Oh, Omar. I love you. I love you so much. I accept you just as you are. I forgive you. You are part of our community: the LGBTQ community, the human community, the Muslim community, the American community. Part of your family, part of mine, part of them all. And no matter what you did, no matter how terrible and horrible and incomprehensible for me it is, I forgive you, and accept you as you are. I will help you, and anyone like you, if and when I can. The anger and rage inside you, the loathing and loneliness, the confusion and misery; and the terrible way you lashed out, are part of our community too. They are part of queerdom and humankind, of the queer community defined by the separation and distinction forced upon it, of a humankind which teaches division and violence, a queerdom and humandkind which rejects its own members and thus engenders loneliness and anger. And only by accepting this part of ourselves and as it is, can we began the journey to understand it and rising above it.

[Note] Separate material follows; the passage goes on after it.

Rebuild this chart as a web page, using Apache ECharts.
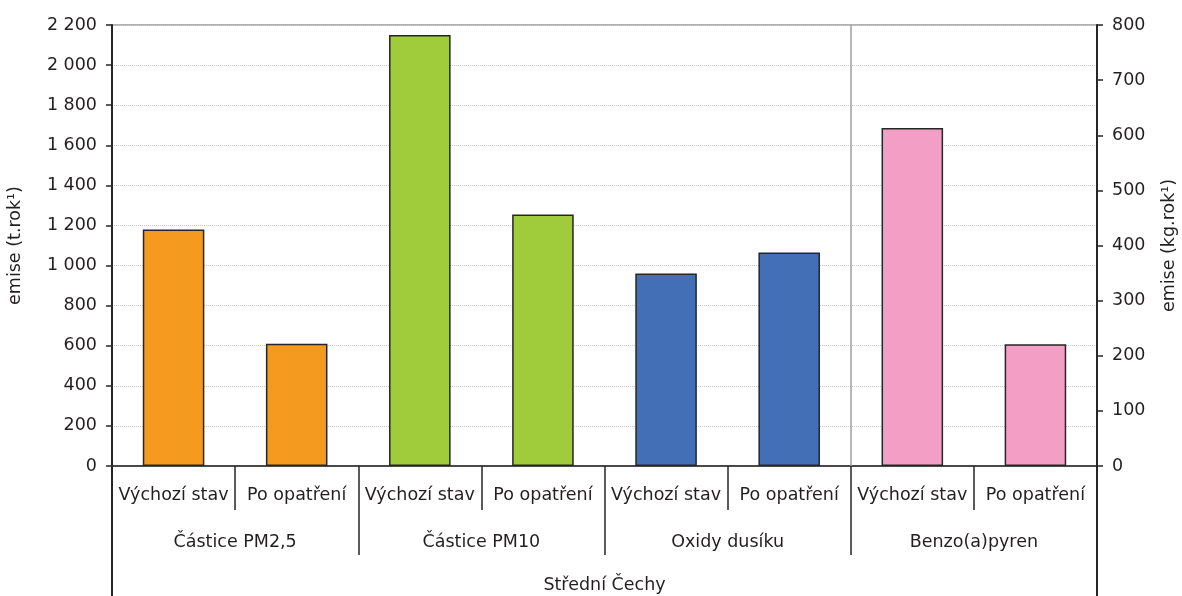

I love you, Omar. I refuse to pretend that you are something other than what you are, that you are ‘evil’ in contrast with the rest of us who remain in the realm of ‘good.’ I refuse to believe that what you did makes you subhuman. I refuse to believe that I am better than you. I refuse to believe that you could not have been helped to understand the storms inside you and construct a positive self-image. I refuse to believe that you were a terrorist. I refuse to believe that the loneliness and anger you felt were not valid responses to the people around you meeting you with messages of hate, rejection, and division. I refuse to believe that you did not deserve to be surrounded by loving and accepting people who could have helped you to overcome what you didn’t understand and what tormented you. I refuse to believe that we could not have helped you to not do what you did. I refuse to do anything other than love you and accept you, and everyone else, every other human being, everywhere, no matter what and who they are.

I love you, Omar. I am sorry you are gone, and I never got a chance to learn about you and your life. So, I hope you can know now, that I love you.